The Anchorage Cultural Programs function in concordance with the Arctic Studies Center and provide a hands-on, interactive experience by which native Alaskan heritage is taught and shared. The programs vary in several capacities to educate about the history and cultures of Inupiaq, Yupik, Eyak, Haida, Tsimshian, Athabascan, Tlingit, and Sugpiaq people.
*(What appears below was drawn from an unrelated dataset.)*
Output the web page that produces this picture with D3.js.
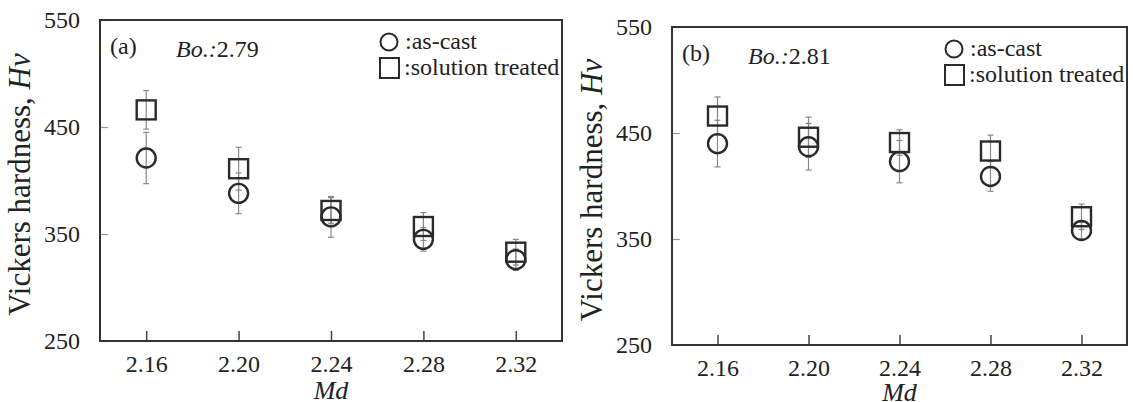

The Arctic Studies Center puts on workshops related to different aspects of Alaskan culture, where participants can take part in the traditions and practices themselves. Docents teach quill-working, bentwood box and hat construction, fishskin clothing weaving, and Athabascan fiddle-making, among other practices. The programs gather linguistic data and oral history to compound the knowledge that is already held. In addition, the museum’s collections are taken out of their exhibits, so that they can be studied and observed more personally. The Anchorage Cultural Programs are an essential part of the Arctic Studies Center’s goal of preserving and sharing native Alaskan culture.